We are presented with a puzzle and a seeming absurdity: There is no stepping twice into the same river. The Moorean rebuttal comes quickly: Of course, there is! Common sense, convinced that it is right, attempts to dissolve the puzzle by making a simple distinction between numerical and qualitative identity. The dissolution seems to work — but only if we remain on the surface of the troubled waters. Think a little more and you realize that the distinction presupposes a deeper distinction between thing and properties. But now we are launched into a labyrinth of ontological problems for which there is no accepted solution. The unclarity of the individual-property distinction percolates back upwards to disturb the numerical-qualitative distinction.
Law has not definitively solved the Heraclitean puzzle.

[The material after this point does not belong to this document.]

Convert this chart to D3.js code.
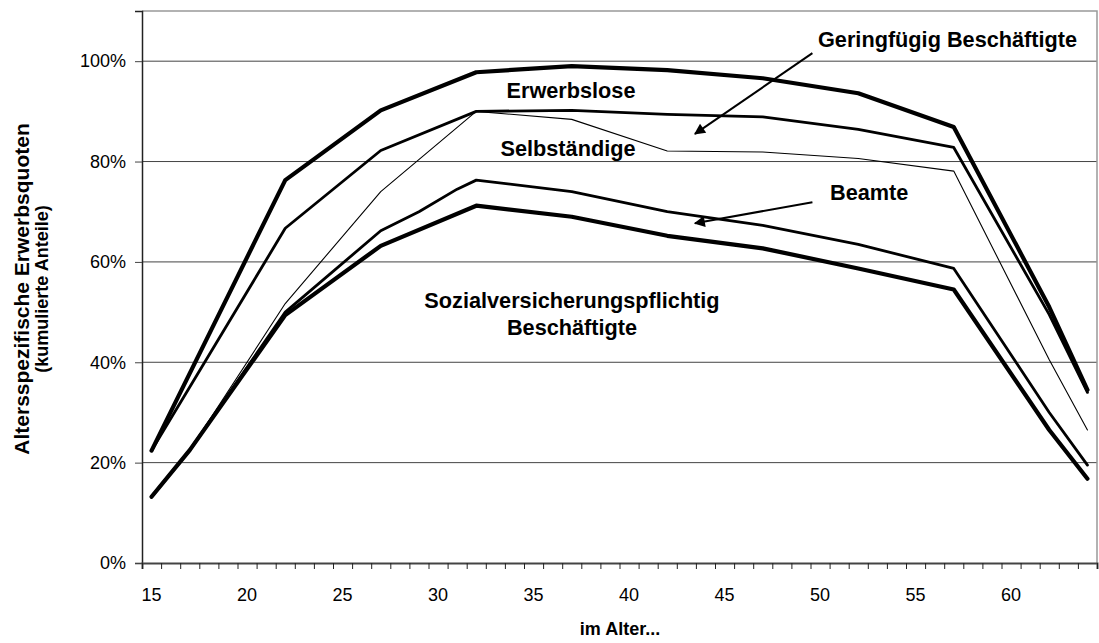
<!DOCTYPE html>
<html>
<head>
<meta charset="utf-8">
<script src="https://cdn.jsdelivr.net/npm/d3@7"></script>
<style>
  body { margin: 0; background: #fff; }
  svg { font-family: Arial, "Liberation Sans", sans-serif; }
</style>
</head>
<body>
<div id="chart"></div>
<script>
// Altersjahre auf der Kategorienachse (15 bis 64)
const ages = d3.range(15, 65);
const labelAges = [15, 20, 25, 30, 35, 40, 45, 50, 55, 60];
const yTicks = [0, 0.2, 0.4, 0.6, 0.8, 1.0];

// Stützstellen der Kurven (kumulierte Anteile)
const pointAges      = [15, 17, 22, 27, 29, 31, 32, 37, 42, 47, 52, 57, 62, 64];
const sozialversich  = [0.132, 0.225, 0.494, 0.632, null, null, 0.712, 0.690, 0.652, 0.627, 0.587, 0.545, 0.265, 0.168];
const beamte         = [0.132, 0.225, 0.500, 0.662, 0.700, 0.745, 0.763, 0.740, 0.700, 0.673, 0.635, 0.587, 0.300, 0.195];
const selbstaendige  = [0.132, 0.225, 0.517, 0.740, null, null, 0.900, 0.884, 0.821, 0.819, 0.806, 0.781, 0.405, 0.265];
const erwerbslose    = [0.224, null, 0.667, 0.822, null, null, 0.900, 0.902, 0.894, 0.889, 0.864, 0.828, 0.495, 0.340];
const geringfuegig   = [0.224, null, 0.763, 0.902, null, null, 0.978, 0.990, 0.982, 0.966, 0.936, 0.869, 0.510, 0.345];

const series = [
  {values: sozialversich, width: 4.2},
  {values: beamte, width: 2.8},
  {values: selbstaendige, width: 1.1},
  {values: erwerbslose, width: 2.8},
  {values: geringfuegig, width: 4.2}
];

const W = 1099, H = 643;
const margin = {left: 142, right: 2, top: 11, bottom: 80};

const svg = d3.select("#chart").append("svg")
  .attr("width", W)
  .attr("height", H);

const x = d3.scaleBand().domain(ages).range([margin.left, W - margin.right]).padding(0);
const y = d3.scaleLinear().domain([0, 1.1]).range([H - margin.bottom, margin.top]);
const bw = x.bandwidth();
const xc = a => x(Math.floor(a)) + bw / 2 + (a - Math.floor(a)) * bw;

// gridlines
svg.append("g")
  .selectAll("line")
  .data(yTicks.slice(1))
  .enter().append("line")
  .attr("x1", margin.left).attr("x2", W - margin.right)
  .attr("y1", d => y(d)).attr("y2", d => y(d))
  .attr("stroke", "#444").attr("stroke-width", 1);

// frame top/right
svg.append("path")
  .attr("d", `M${margin.left},${margin.top}H${W - margin.right}V${H - margin.bottom}`)
  .attr("fill", "none").attr("stroke", "#999").attr("stroke-width", 1.5);

// y axis
const yAxis = svg.append("g")
  .attr("transform", `translate(${margin.left},0)`)
  .call(d3.axisLeft(y).tickValues(yTicks).tickFormat(d3.format(".0%")).tickSize(7).tickPadding(9));
yAxis.select(".domain").attr("stroke", "#222").attr("stroke-width", 1.5);
yAxis.selectAll(".tick line").attr("stroke", "#444");
yAxis.selectAll("text").attr("font-size", 18).attr("fill", "#000");

// x axis: tick marks on category boundaries
const xEdge = d3.scaleLinear().domain([0, ages.length]).range([margin.left, W - margin.right]);
const xAxisTicks = svg.append("g")
  .attr("transform", `translate(0,${H - margin.bottom})`)
  .call(d3.axisBottom(xEdge).tickValues(d3.range(0, ages.length + 1)).tickSize(6).tickFormat(""));
xAxisTicks.select(".domain").attr("stroke", "#444").attr("stroke-width", 2);
xAxisTicks.selectAll(".tick line").attr("stroke", "#222");

const xAxisLabels = svg.append("g")
  .attr("transform", `translate(0,${H - margin.bottom})`)
  .call(d3.axisBottom(x).tickValues(labelAges).tickSize(0).tickPadding(25));
xAxisLabels.select(".domain").remove();
xAxisLabels.selectAll("text").attr("font-size", 18).attr("fill", "#000");

// axis titles
svg.append("text")
  .attr("transform", "translate(29,289) rotate(-90)")
  .attr("text-anchor", "middle")
  .attr("font-size", 21).attr("font-weight", "bold")
  .text("Altersspezifische Erwerbsquoten");
svg.append("text")
  .attr("transform", "translate(48,289) rotate(-90)")
  .attr("text-anchor", "middle")
  .attr("font-size", 18).attr("font-weight", "bold")
  .text("(kumulierte Anteile)");
svg.append("text")
  .attr("x", 620).attr("y", 635)
  .attr("text-anchor", "middle")
  .attr("font-size", 18).attr("font-weight", "bold")
  .text("im Alter...");

// lines
const line = d3.line()
  .x(d => xc(d.age))
  .y(d => y(d.v));

series.forEach(s => {
  const pts = pointAges.map((a, i) => ({age: a, v: s.values[i]})).filter(d => d.v !== null);
  svg.append("path")
    .datum(pts)
    .attr("d", line)
    .attr("fill", "none")
    .attr("stroke", "#000")
    .attr("stroke-width", s.width)
    .attr("stroke-linejoin", "round")
    .attr("stroke-linecap", "round");
});

// annotations
svg.append("defs").append("marker")
  .attr("id", "arrow")
  .attr("viewBox", "0 0 10 10")
  .attr("refX", 9).attr("refY", 5)
  .attr("markerWidth", 8).attr("markerHeight", 5.5)
  .attr("markerUnits", "strokeWidth")
  .attr("orient", "auto")
  .append("path").attr("d", "M0,0L10,5L0,10z").attr("fill", "#000");

const arrows = [
  {from: [49.6, 1.016], to: [43.45, 0.855]},
  {from: [49.6, 0.719], to: [43.45, 0.677]}
];
arrows.forEach(a => {
  svg.append("line")
    .attr("x1", xc(a.from[0])).attr("y1", y(a.from[1]))
    .attr("x2", xc(a.to[0])).attr("y2", y(a.to[1]))
    .attr("stroke", "#000").attr("stroke-width", 2)
    .attr("marker-end", "url(#arrow)");
});

const labels = [
  {text: "Geringfügig Beschäftigte", x: 818, y: 47, anchor: "start"},
  {text: "Erwerbslose", x: 571, y: 98, anchor: "middle"},
  {text: "Selbständige", x: 568, y: 156, anchor: "middle"},
  {text: "Beamte", x: 830, y: 200, anchor: "start"},
  {text: "Sozialversicherungspflichtig", x: 572, y: 308, anchor: "middle"},
  {text: "Beschäftigte", x: 572, y: 335, anchor: "middle"}
];
svg.append("g").selectAll("text")
  .data(labels)
  .enter().append("text")
  .attr("x", d => d.x).attr("y", d => d.y)
  .attr("text-anchor", d => d.anchor)
  .attr("font-size", 21.7).attr("font-weight", "bold")
  .text(d => d.text);
</script>
</body>
</html>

The Numerical-Qualitative Distinction is Valid at the Level of Ordinary Language
We need to make the distinction, of course: it is fallout from, and exegesis of, ordinary usage. 'Same' is indeed ambiguous in ordinary English. The distinction does useful work at the level of ordinary language. The Heraclitean, however, need not be taken as contesting, at that level, the truth that one can step twice into the same river. He is making a metaphysical claim: there is in reality, below the level of conventional talk and understanding, radical flux. If so, there is nothing that remains self-same over time, such as a river, into which one can step twice.
Summary
To think clearly and avoid confusion one must observe the distinction between numerical and qualitative identity. But this distinction, which is serviceable enough for ordinary purposes, rests on a distinction, that of individual and property, which is metaphysically murky. Therefore, the common sense distinction cannot be used to dispatch the Heracliteans' metaphysical claim.
The deep metaphilosophical issue here concerns the role and status of Moorean rebuttals to seemingly crazy metaphysical claims. The illustrious Peter van Inwagen famously denies the existence of artifacts. But he is not crazy, and you won't be able to blow him out of the water with some simple-minded distinction.